Zum Beispiel untersuchen sie systematisch, was die Bevölkerung davon hält, daß Ihro Gnaden dem ominösen Terrorzentrum »Al Quaida« »weltweit« den Kampf angesagt haben. Und siehe da: Die Mehrheit der Bevölkerung läßt diese amerikanischem Vorbild folgende Kriegserklärung selbst nach den Erfahrungen mit Dubrowka, Nord-Ost und Beslan zumeist kalt. Ja, vierzig Prozent aller Befragten glauben nicht einmal an die Existenz von »Al Quaida«, sondern halten den Begriff für eine Erfindung der Regierung, die damit ihre Macht auszubauen gedenke. Unter anderem dadurch, daß die Gouverneure inzwischen nicht mehr gewählt oder Regierungschefs praktischerweise von »Wowa« abgesetzt (wie Kasjanow) oder (wie Fradkow) eingesetzt werden können.
Auch nach Beslan rangiert im Lebensgefühl der meisten Russen die Bedrohungsfurcht erst auf Platz 5 in einer Rangfolge jener Probleme, die den Nerv der Bürger berühren. Auf den ersten Plätzen stehen – seit Jahren unverändert – die Schwierigkeiten des Alltagslebens. Sind doch mehr als die Hälfte aller Einwohner Rußlands auf Grund ihrer tagtäglichen Erfahrungen zu der Auffassung gelangt, daß sie am Rande der Armut vegetieren. Das ist es, was sie bewegt und bedrückt. Zudem sind – nach Untersuchungen von SMI – drei Viertel der Befragten der Meinung, daß die Behörden Rußlands sowieso unfähig und generell nicht in der Lage seien, die Landeskinder tatsächlich zu schützen. Insofern ist ihnen die latente Bedrohung ziemlich »egal«; »Poshiwjom – uwidem« (»Wir werden sehen, was und wie’s wird …«) – das ist das beherrschende Gefühl der russischen Bevölkerung.
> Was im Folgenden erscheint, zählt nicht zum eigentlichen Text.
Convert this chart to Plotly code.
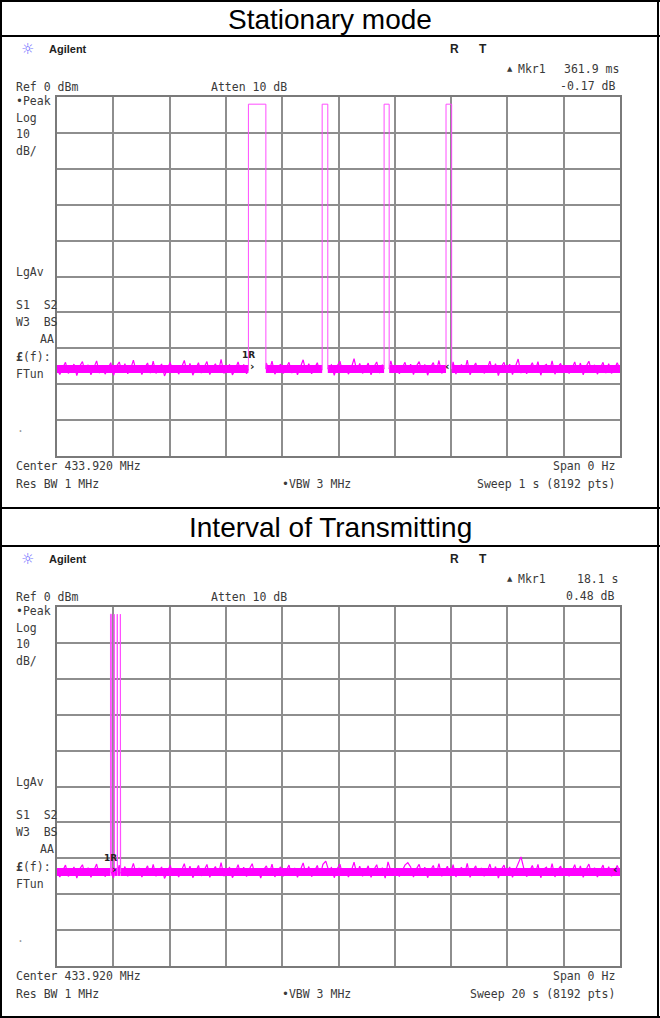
import numpy as np
import plotly.graph_objects as go

W, H = 660, 1018

# ---------------- data ----------------
# Stationary mode (sweep 1 s)
top_sweep_s = 1.0
top_pulse_start = [0.340, 0.471, 0.581, 0.691]
top_pulse_end = [0.371, 0.481, 0.590, 0.701]
top_peak_dbm = -2.0
top_floor_dbm = -75.8
top_marker_delta_s = 0.3619
top_noise = [
    -74.2, -77.3, -75.5, -73.9, -77.0, -76.1, -74.4, -77.6, -75.0, -73.7,
    -76.8, -74.6, -77.4, -75.3, -73.5, -76.9, -74.8, -77.2, -75.6, -74.0,
    -77.5, -75.1, -73.8, -76.7, -74.3, -77.1, -75.8, -73.3, -76.5, -74.7,
    -77.3, -75.4, -74.1, -76.9, -73.6, -77.0, -75.2, -74.5, -77.7, -75.9,
    -73.9, -76.6, -74.9, -77.2, -75.4, -73.4, -76.8, -74.2, -77.5, -75.7,
    -74.0, -76.9, -75.1, -73.7, -77.3, -75.5, -74.3, -76.7, -73.1, -77.0,
    -75.3, -74.6, -77.4, -75.9, -73.8, -76.6, -74.5, -77.1, -75.0, -73.5,
    -76.8, -74.9, -77.6, -75.2, -74.1, -76.4, -73.6, -77.2, -75.6, -74.4,
    -77.0, -75.4, -73.9, -76.9, -74.7, -77.4, -75.1, -73.2, -76.5, -74.3,
    -77.1, -75.7, -74.0, -76.8, -73.7, -77.3, -75.3, -74.6, -77.5, -75.0,
    -73.6, -76.7, -74.8, -77.2, -75.5, -72.9, -76.4, -74.2, -77.0, -75.8,
    -74.1, -77.4, -75.2, -73.8, -76.9, -74.6, -77.6, -75.4, -73.5, -76.6,
    -74.9, -77.1, -75.6, -73.9, -76.8, -74.4, -77.3, -75.0, -73.7, -76.5,
    -74.5, -77.5, -75.3, -74.0, -76.7, -73.4, -77.0, -75.7, -74.2, -76.9,
    -73.8, -77.2, -75.1, -74.6, -76.6, -73.3, -77.4, -75.5, -74.1, -76.8,
    -74.7, -77.0, -75.9, -73.6, -76.5, -74.3, -77.6, -75.2, -73.9, -76.7,
    -74.4, -77.3, -75.4, -73.0, -76.9, -74.8, -77.1, -75.6, -74.0, -76.4,
    -73.7, -77.5, -75.0, -74.5, -76.8, -73.5, -77.2, -75.3, -74.2, -76.6,
    -74.9, -77.0, -75.7, -73.8, -76.7, -74.1, -77.4, -75.1, -73.6, -76.5,
    -74.6, -77.2, -75.5, -73.9, -76.9, -74.3, -77.0, -75.8, -74.0, -76.3,
]

# Interval of transmitting (sweep 20 s)
bot_sweep_s = 20.0
bot_pulse_start = [1.900, 2.031, 2.141, 2.251]
bot_pulse_end = [1.931, 2.041, 2.150, 2.261]
bot_peak_dbm = -2.0
bot_floor_dbm = -73.8
bot_marker_delta_s = 18.1
bot_noise = [
    -72.3, -75.2, -73.5, -71.9, -75.0, -74.1, -72.4, -75.5, -73.0, -71.8,
    -74.8, -72.6, -75.3, -73.3, -71.6, -74.9, -72.8, -75.1, -73.6, -72.0,
    -75.4, -73.1, -71.9, -74.7, -72.3, -75.0, -73.8, -71.4, -74.5, -72.7,
    -75.2, -73.4, -72.1, -74.9, -71.7, -75.0, -73.2, -72.5, -75.6, -73.9,
    -71.9, -74.6, -72.9, -75.2, -73.4, -71.5, -74.8, -72.2, -75.4, -73.7,
    -72.0, -74.9, -73.1, -71.7, -75.3, -73.5, -72.3, -74.7, -71.2, -75.0,
    -73.3, -72.6, -75.4, -73.9, -71.8, -74.6, -72.5, -75.1, -73.0, -71.5,
    -74.8, -72.9, -75.5, -73.2, -72.1, -74.4, -71.6, -75.2, -73.6, -72.4,
    -75.0, -73.4, -71.9, -74.9, -72.7, -75.3, -73.1, -71.3, -74.5, -72.3,
    -75.1, -73.7, -72.0, -74.8, -71.7, -70.8, -73.3, -72.6, -75.4, -73.0,
    -71.6, -74.7, -72.8, -75.2, -73.5, -71.1, -74.4, -72.2, -75.0, -73.8,
    -72.1, -75.3, -73.2, -71.8, -74.9, -72.6, -75.5, -71.0, -73.5, -74.6,
    -72.9, -75.1, -73.6, -71.9, -71.2, -72.4, -75.2, -73.0, -71.7, -74.5,
    -72.5, -75.4, -73.3, -72.0, -74.7, -71.5, -75.0, -73.7, -72.2, -74.9,
    -71.8, -75.2, -73.1, -72.6, -74.6, -71.4, -75.3, -73.5, -72.1, -74.8,
    -72.7, -75.0, -73.9, -71.6, -74.5, -72.3, -75.5, -73.2, -71.9, -74.7,
    -72.4, -75.3, -73.4, -71.0, -69.6, -72.8, -75.1, -73.6, -72.0, -74.4,
    -71.7, -75.4, -73.0, -72.5, -74.8, -71.5, -75.2, -73.3, -72.2, -74.6,
    -72.9, -75.0, -73.7, -71.8, -74.7, -72.1, -75.3, -73.1, -71.6, -74.5,
    -72.6, -75.2, -73.5, -71.9, -74.9, -72.3, -75.0, -73.8, -72.0, -71.8,
]

titles = ["Stationary mode", "Interval of Transmitting"]
title_y_px = [20, 527]
mkr_time_text = ["361.9 ms", "18.1 s"]
mkr_db_text = ["-0.17 dB", "0.48 dB"]
sweep_text = ["Sweep 1 s (8192 pts)", "Sweep 20 s (8192 pts)"]

TRACE = "#ff00ff"
PULSE = "#ff4dff"
GRID = "#8e8e8e"
TXT = "#3a3a3a"


def build_noise(noise, t_end, starts, ends, floor):
    t = np.linspace(0, t_end, len(noise))
    xs, ys = [], []
    bounds = [0.0] + [v for pair in zip(starts, ends) for v in pair] + [t_end]
    for a, b in zip(bounds[0::2], bounds[1::2]):
        seg = [(ti, vi) for ti, vi in zip(t, noise) if a < ti < b]
        xs.append(a); ys.append(floor)
        for ti, vi in seg:
            xs.append(ti); ys.append(vi)
        xs.append(b); ys.append(floor)
        xs.append(None); ys.append(None)
    return xs, ys


def build_band(t_end, starts, ends, floor):
    xs, ys = [], []
    bounds = [0.0] + [v for pair in zip(starts, ends) for v in pair] + [t_end]
    for a, b in zip(bounds[0::2], bounds[1::2]):
        xs += [a, b, None]
        ys += [floor, floor, None]
    return xs, ys


def build_pulses(starts, ends, peak, floor):
    xs, ys = [], []
    for s, e in zip(starts, ends):
        xs += [s, s, e, e, None]
        ys += [floor, peak, peak, floor, None]
    return xs, ys


fig = go.Figure()

panels = [
    dict(noise=top_noise, t_end=top_sweep_s, starts=top_pulse_start, ends=top_pulse_end,
         peak=top_peak_dbm, floor=top_floor_dbm, delta=top_marker_delta_s, xa="x", ya="y"),
    dict(noise=bot_noise, t_end=bot_sweep_s, starts=bot_pulse_start, ends=bot_pulse_end,
         peak=bot_peak_dbm, floor=bot_floor_dbm, delta=bot_marker_delta_s, xa="x2", ya="y2"),
]

for p in panels:
    bx, by = build_band(p["t_end"], p["starts"], p["ends"], p["floor"])
    fig.add_trace(go.Scatter(x=bx, y=by, mode="lines", line=dict(color=TRACE, width=8),
                             xaxis=p["xa"], yaxis=p["ya"], hoverinfo="skip", showlegend=False))
    nx, ny = build_noise(p["noise"], p["t_end"], p["starts"], p["ends"], p["floor"])
    fig.add_trace(go.Scatter(x=nx, y=ny, mode="lines", line=dict(color=TRACE, width=1.2),
                             xaxis=p["xa"], yaxis=p["ya"], hoverinfo="skip", showlegend=False))
    qx, qy = build_pulses(p["starts"], p["ends"], p["peak"], p["floor"])
    fig.add_trace(go.Scatter(x=qx, y=qy, mode="lines", line=dict(color=PULSE, width=1),
                             xaxis=p["xa"], yaxis=p["ya"], hoverinfo="skip", showlegend=False))

# geometry (pixels)
GX0, GX1 = 57, 620
PANEL_OFF = 510
GY0, GY1 = 97, 456


def py(v):
    return 1 - v / H


def px(v):
    return v / W


axis_common = dict(showgrid=True, gridcolor=GRID, gridwidth=1.5, zeroline=False,
                   showticklabels=False, ticks="", showline=True, mirror=True,
                   linecolor="#7a7a7a", linewidth=2, fixedrange=True)

layout = dict(width=W, height=H, margin=dict(l=0, r=0, t=0, b=0),
              paper_bgcolor="white", plot_bgcolor="white", showlegend=False)
for k, p in enumerate(panels):
    sfx = "" if k == 0 else "2"
    off = k * PANEL_OFF
    layout["xaxis" + sfx] = dict(axis_common, range=[0, p["t_end"]], dtick=p["t_end"] / 10, tick0=0,
                                 domain=[px(GX0), px(GX1)], anchor="y" + sfx)
    layout["yaxis" + sfx] = dict(axis_common, range=[-100, 0], dtick=10, tick0=0,
                                 domain=[py(GY1 + off), py(GY0 + off)], anchor="x" + sfx)
fig.update_layout(**layout)

MONO = "DejaVu Sans Mono"
ann = []


def text(t, x, y, anchor="left", size=11.5, family=MONO, color=TXT):
    ann.append(dict(text=t, x=px(x), y=py(y), xref="paper", yref="paper", xanchor=anchor,
                    yanchor="middle", showarrow=False,
                    font=dict(family=family, size=size, color=color)))


for k, p in enumerate(panels):
    o = k * PANEL_OFF
    text(titles[k], 330, title_y_px[k], anchor="center", size=28, family="Liberation Sans", color="black")
    text("☼", 27, 49 + o, anchor="center", size=15, family="DejaVu Sans", color="#6f6cff")
    text("<b>Agilent</b>", 47, 49 + o, size=11, family="Liberation Sans", color="#222")
    text("<b>R</b>", 454, 49 + o, anchor="center", size=12, family="Liberation Sans", color="#222")
    text("<b>T</b>", 483, 49 + o, anchor="center", size=12, family="Liberation Sans", color="#222")
    text("▲", 510, 69 + o, anchor="center", size=7, family="DejaVu Sans")
    text("Mkr1", 516, 69 + o)
    text(mkr_time_text[k], 621, 69 + o, anchor="right")
    text(mkr_db_text[k], 617, 86 + o, anchor="right")
    text("Ref 0 dBm", 14, 87 + o)
    text("Atten 10 dB", 209, 87 + o)
    text("•Peak", 14, 101 + o)
    text("Log", 14, 118 + o)
    text("10", 14, 134 + o)
    text("dB/", 14, 151 + o)
    text("LgAv", 14, 272 + o)
    text("S1  S2", 14, 305 + o)
    text("W3  BS", 14, 322 + o)
    text("AA", 56, 339 + o, anchor="right")
    text("<b>£</b>(f):", 14, 357 + o)
    text("FTun", 14, 374 + o)
    text(".", 15, 428 + o, color="#999")
    text("Center 433.920 MHz", 14, 466 + o)
    text("Span 0 Hz", 617, 466 + o, anchor="right")
    text("Res BW 1 MHz", 14, 484 + o)
    text("•VBW 3 MHz", 280, 484 + o)
    text(sweep_text[k], 617, 484 + o, anchor="right")

# marker labels tied to data positions
for k, p in enumerate(panels):
    xa = "x" if k == 0 else "x2"
    ya = "y" if k == 0 else "y2"
    ref_t = p["starts"][0]
    ann.append(dict(text="<b>1R</b>", x=ref_t, y=p["floor"] + 4.0, xref=xa, yref=ya,
                    showarrow=False, font=dict(family="DejaVu Sans", size=9, color="#222")))
    ann.append(dict(text="<b>›</b>", x=ref_t, y=p["floor"] + 0.6, xref=xa, yref=ya, xanchor="left",
                    showarrow=False, font=dict(family="DejaVu Sans", size=11, color="#222")))
    mt = ref_t + p["delta"]
    ann.append(dict(text="<b>‹</b>", x=mt, y=p["floor"] + 0.6, xref=xa, yref=ya, xanchor="right",
                    showarrow=False, font=dict(family="DejaVu Sans", size=11, color="#222")))

fig.update_layout(annotations=ann)

# table frame
shapes = []
for yv in [1, 36, 508, 546, 1017]:
    shapes.append(dict(type="line", xref="paper", yref="paper", x0=0, x1=1, y0=py(yv), y1=py(yv),
                       line=dict(color="black", width=2)))
for xv in [1, 658]:
    shapes.append(dict(type="line", xref="paper", yref="paper", x0=px(xv), x1=px(xv), y0=0, y1=1,
                       line=dict(color="black", width=2)))
fig.update_layout(shapes=shapes)

fig.write_html("out.html", config={"displayModeBar": False},
               post_script="document.body.style.margin='0';document.body.style.overflow='hidden';")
Von FOM befragt: »Wird Al Quaida vernichtet werden und wenn ja, wann?«, sind vierzig Prozent der Ansicht, daß die Terrororganisation »nicht vernichtet werden wird«, weitere 31 Prozent meinen, daß dies – wenn überhaupt – auf jeden Fall erst in vier oder mehr Jahren der Fall sein könnte, weitere 24 Prozent haben sich nicht dazu geäußert.
Lewada-Zentrum fragte in diesem Spannungsfeld sowohl 2003 als auch heuer danach, ob es »endlich gelingen wird«, der Lage in Tschetschenien Herr zu werden. Das Ergebnis: 2003 hatten noch neunzehn Prozent der Befragten diese Hoffnung, 2004 hatte sich dieser Prozentsatz auf zwölf verringert. Dementsprechend stieg auch die Zahl derer an, die meinten, mit einer Verbesserung könne erst »nach vielen Jahren« gerechnet werden: auf mehr als die Hälfte der Einwohnerschaft Rußlands. Im Oktober 2004 war ein Viertel zu der Auffassung gelangt, daß »dies überhaupt nicht der Fall sein und Tschetschenien noch für Jahrzehnte eine Quelle der Spannungen sein wird«. Wie Leonid Sedow vom Lewada-Zentrum mitteilt, seien etwas mehr als ein Drittel aller Einwohner Rußlands (35 Prozent) der Ansicht, die »falsche Politik der Behörden« sei der Hauptgrund für das Anwachsen des Terrorismus im Land.